• DATA PROVIDED:
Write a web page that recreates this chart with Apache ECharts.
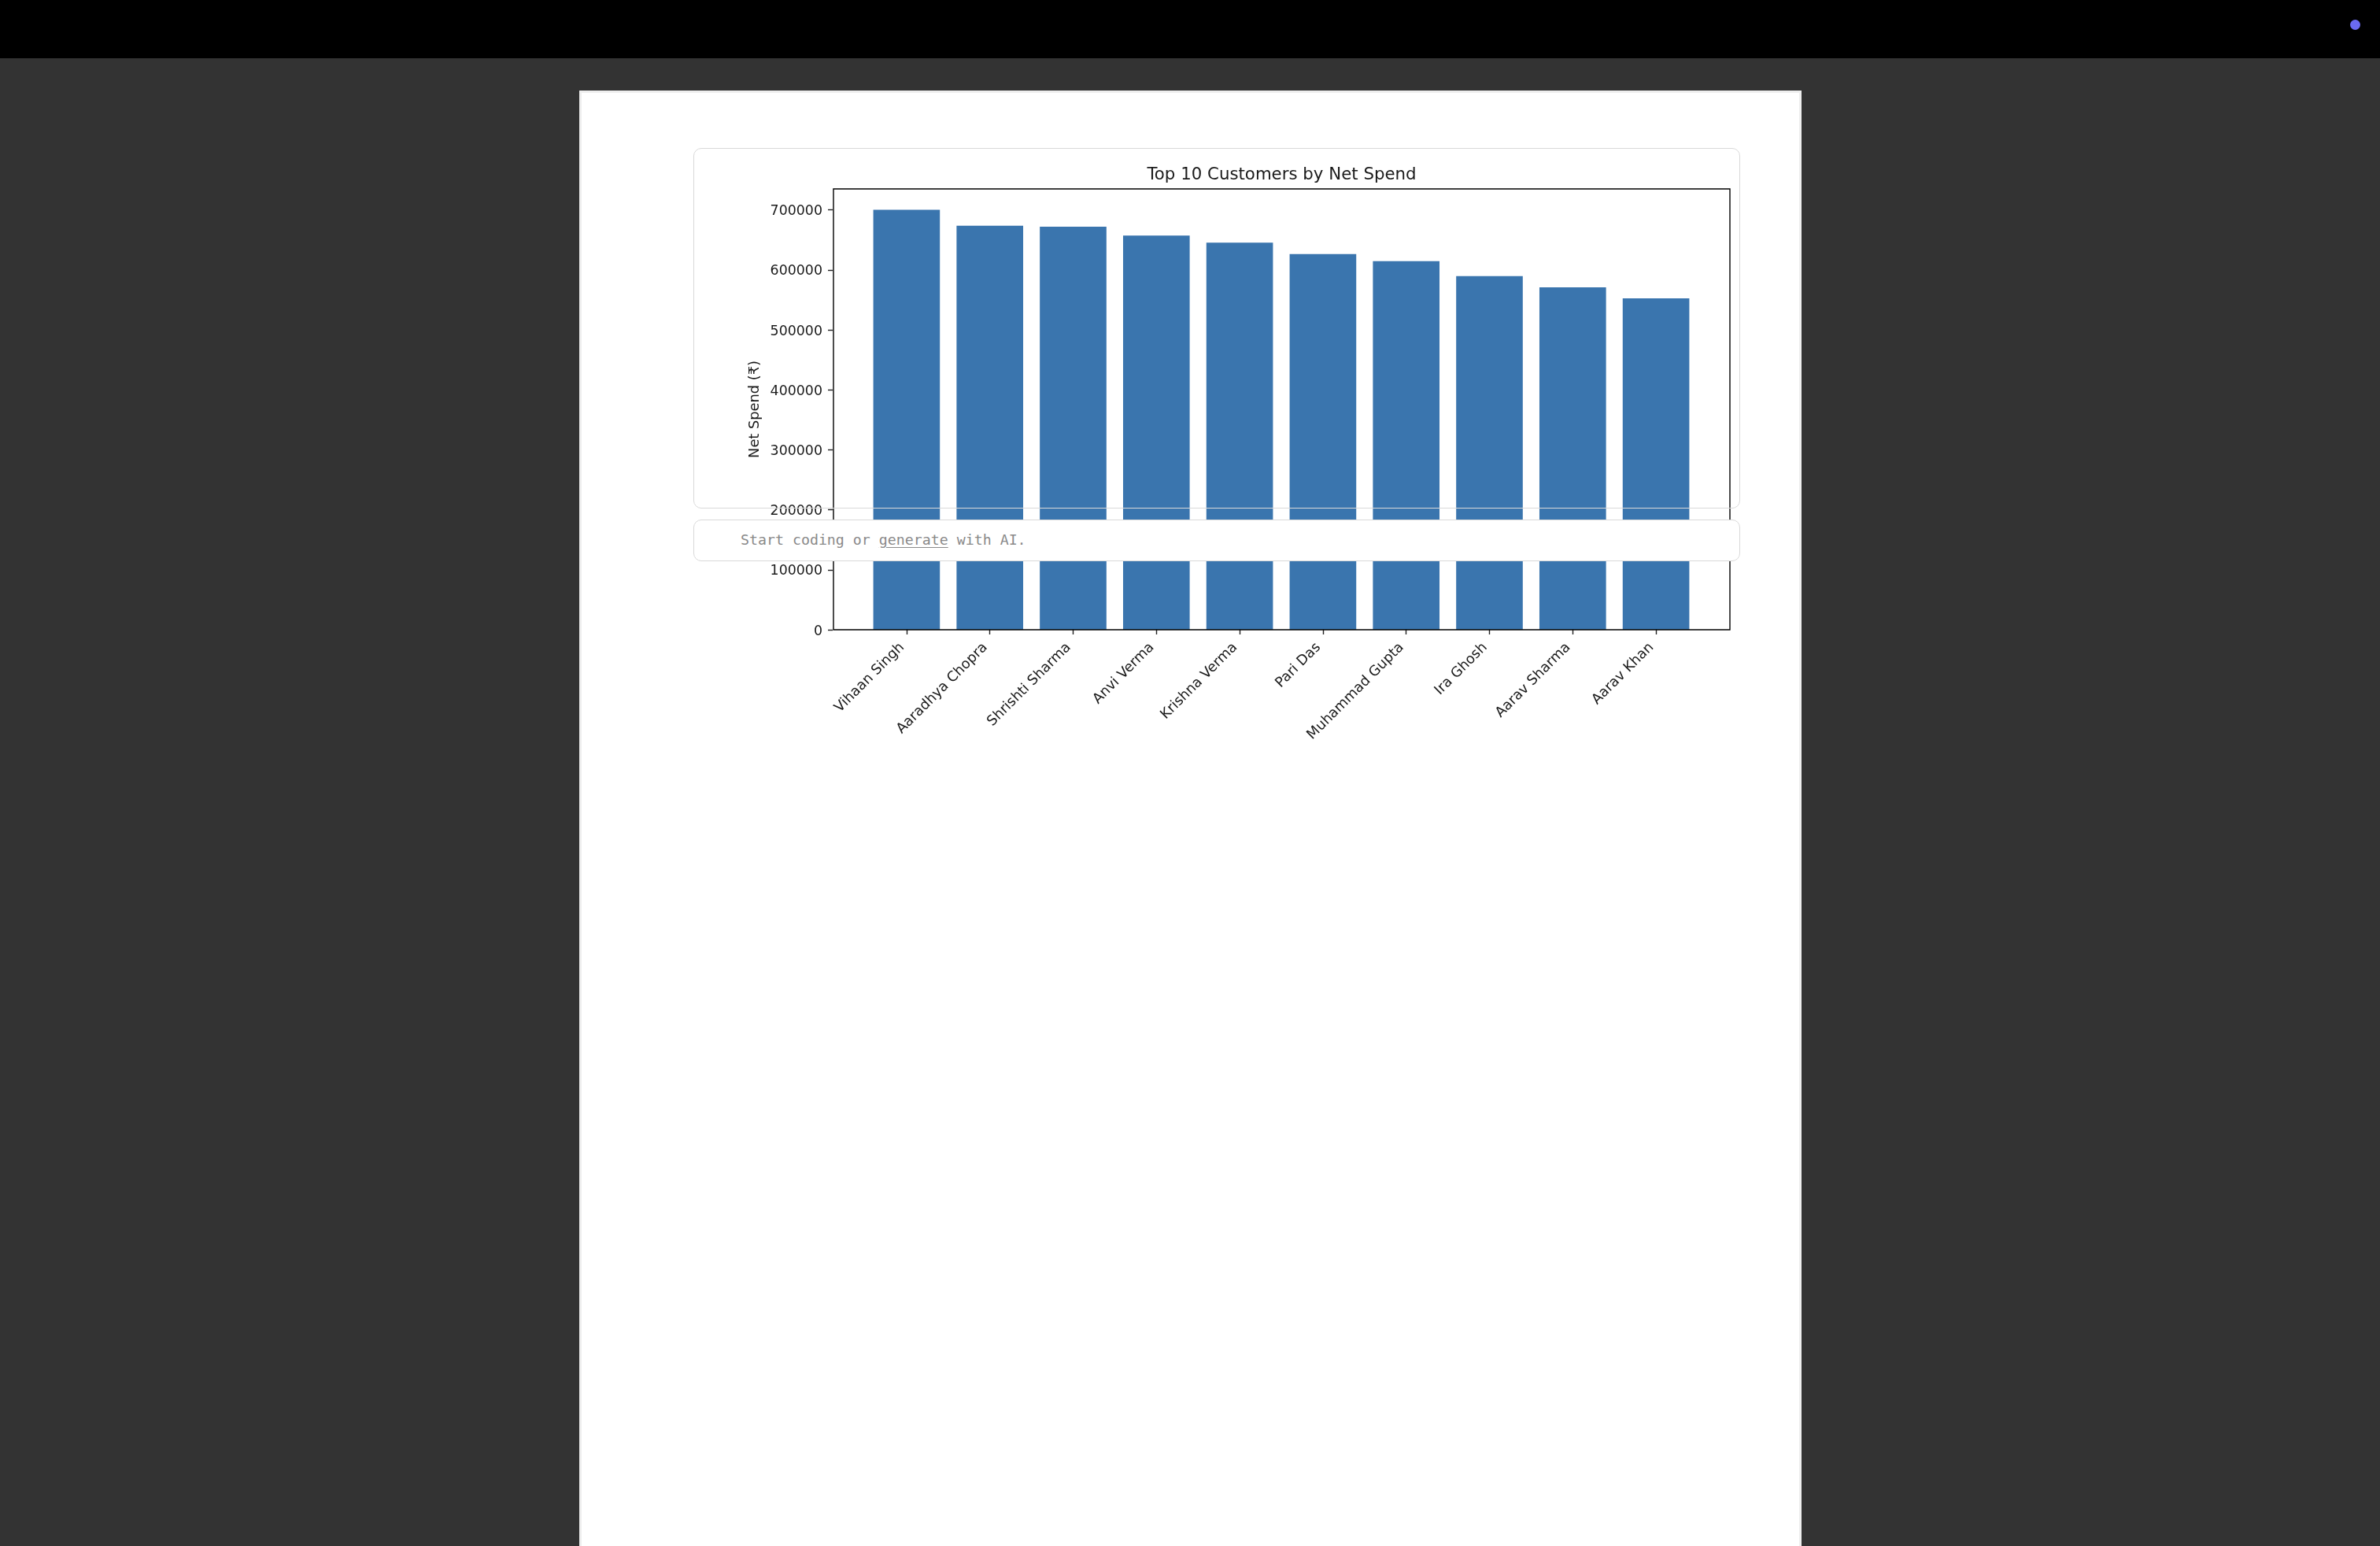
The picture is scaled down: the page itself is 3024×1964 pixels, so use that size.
<!DOCTYPE html>
<html>
<head>
<meta charset="utf-8">
<title>Top 10 Customers by Net Spend</title>
<script src="https://cdn.jsdelivr.net/npm/echarts@6/dist/echarts.min.js"></script>
<style>
html,body{margin:0;padding:0;width:3024px;height:1964px;overflow:hidden;background:#333333;}
#topbar{position:absolute;left:0;top:0;width:3024px;height:74px;background:#000;}
#dot{position:absolute;left:2986px;top:25px;width:13px;height:13px;border-radius:50%;background:#6a6af0;}
#page{position:absolute;left:736px;top:115px;width:1547px;height:1849px;background:#fff;border:3px solid #eeeeee;border-bottom:none;}
#chart{position:absolute;left:736px;top:115px;width:1553px;height:900px;}
.cell{position:absolute;left:881px;width:1328px;border:1.5px solid #d9d9d9;border-radius:10px;box-sizing:content-box;}
#cell1{top:188px;height:456px;background:transparent;}
#cell2{top:660px;height:51px;background:#fff;}
#hint{position:absolute;left:941px;top:675px;font:18.25px/22px "DejaVu Sans Mono",monospace;color:#8a8a8a;white-space:pre;}
#hint u{text-underline-offset:3px;}
</style>
</head>
<body>
<div id="topbar"></div><div id="dot"></div>
<div id="page"></div>
<div id="chart"></div>
<div id="cell1" class="cell"></div>
<div id="cell2" class="cell"></div>
<div id="hint">Start coding or <u>generate</u> with AI.</div>
<script>
const customers = ['Vihaan Singh','Aaradhya Chopra','Shrishti Sharma','Anvi Verma','Krishna Verma','Pari Das','Muhammad Gupta','Ira Ghosh','Aarav Sharma','Aarav Khan'];
const netSpend = [700300,673600,671900,657300,645300,626400,614600,589600,570900,552500];
const chartTitle = 'Top 10 Customers by Net Spend';
const yAxisName = 'Net Spend (₹)';
const yMax = 735000;
const yStep = 100000;

const ox = 736, oy = 115;
const font = '"DejaVu Sans"';
const ink = '#1a1a1a';
const chart = echarts.init(document.getElementById('chart'), null, {renderer:'canvas'});
chart.setOption({
  animation:false,
  backgroundColor:'transparent',
  title:{text:chartTitle,left:1623.5-ox,top:207-oy,textAlign:'center',
    textStyle:{fontFamily:font,fontSize:21.3,fontWeight:'normal',color:ink}},
  grid:{left:1099-ox,top:240-oy,width:1058,height:560,containLabel:false},
  xAxis:{type:'category',data:customers,
    axisLine:{show:false},
    axisTick:{show:true,alignWithLabel:true,length:6,lineStyle:{color:'#222',width:1.4}},
    axisLabel:{interval:0,rotate:45,margin:14,padding:[0,8,0,0],fontFamily:font,fontSize:17.8,color:ink,hideOverlap:false}},
  yAxis:{type:'value',min:0,max:yMax,interval:yStep,offset:41,
    name:yAxisName,nameLocation:'middle',nameGap:90,nameMoveOverlap:false,
    nameTextStyle:{fontFamily:font,fontSize:17.8,color:ink},
    splitLine:{show:false},
    axisLine:{show:false},
    axisTick:{show:true,length:6,lineStyle:{color:'#222',width:1.4}},
    axisLabel:{margin:13,fontFamily:font,fontSize:17.4,color:ink,showMaxLabel:false,
      formatter:v=>'{t|'+v+'}',
      rich:{t:{fontFamily:font,fontSize:17.4,color:ink,padding:[4,0,0,0]}}}},
  series:[{type:'bar',data:netSpend,barWidth:'80%',itemStyle:{color:'#3a75ae'}}],
  graphic:[{type:'rect',silent:true,z:50,
    shape:{x:1059-ox,y:240-oy,width:1139,height:560},
    style:{fill:'none',stroke:'#000',lineWidth:1.4}}]
});
</script>
</body>
</html>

• WRITTEN INSTRUCTION: Take the material above from its first line through the line holding "const yStep = 100000;" and set it down exactly, without the pictures.

• PROBLEM SOLUTION:
Write a web page that recreates this chart with Apache ECharts.
The picture is scaled down: the page itself is 3024×1964 pixels, so use that size.
<!DOCTYPE html>
<html>
<head>
<meta charset="utf-8">
<title>Top 10 Customers by Net Spend</title>
<script src="https://cdn.jsdelivr.net/npm/echarts@6/dist/echarts.min.js"></script>
<style>
html,body{margin:0;padding:0;width:3024px;height:1964px;overflow:hidden;background:#333333;}
#topbar{position:absolute;left:0;top:0;width:3024px;height:74px;background:#000;}
#dot{position:absolute;left:2986px;top:25px;width:13px;height:13px;border-radius:50%;background:#6a6af0;}
#page{position:absolute;left:736px;top:115px;width:1547px;height:1849px;background:#fff;border:3px solid #eeeeee;border-bottom:none;}
#chart{position:absolute;left:736px;top:115px;width:1553px;height:900px;}
.cell{position:absolute;left:881px;width:1328px;border:1.5px solid #d9d9d9;border-radius:10px;box-sizing:content-box;}
#cell1{top:188px;height:456px;background:transparent;}
#cell2{top:660px;height:51px;background:#fff;}
#hint{position:absolute;left:941px;top:675px;font:18.25px/22px "DejaVu Sans Mono",monospace;color:#8a8a8a;white-space:pre;}
#hint u{text-underline-offset:3px;}
</style>
</head>
<body>
<div id="topbar"></div><div id="dot"></div>
<div id="page"></div>
<div id="chart"></div>
<div id="cell1" class="cell"></div>
<div id="cell2" class="cell"></div>
<div id="hint">Start coding or <u>generate</u> with AI.</div>
<script>
const customers = ['Vihaan Singh','Aaradhya Chopra','Shrishti Sharma','Anvi Verma','Krishna Verma','Pari Das','Muhammad Gupta','Ira Ghosh','Aarav Sharma','Aarav Khan'];
const netSpend = [700300,673600,671900,657300,645300,626400,614600,589600,570900,552500];
const chartTitle = 'Top 10 Customers by Net Spend';
const yAxisName = 'Net Spend (₹)';
const yMax = 735000;
const yStep = 100000;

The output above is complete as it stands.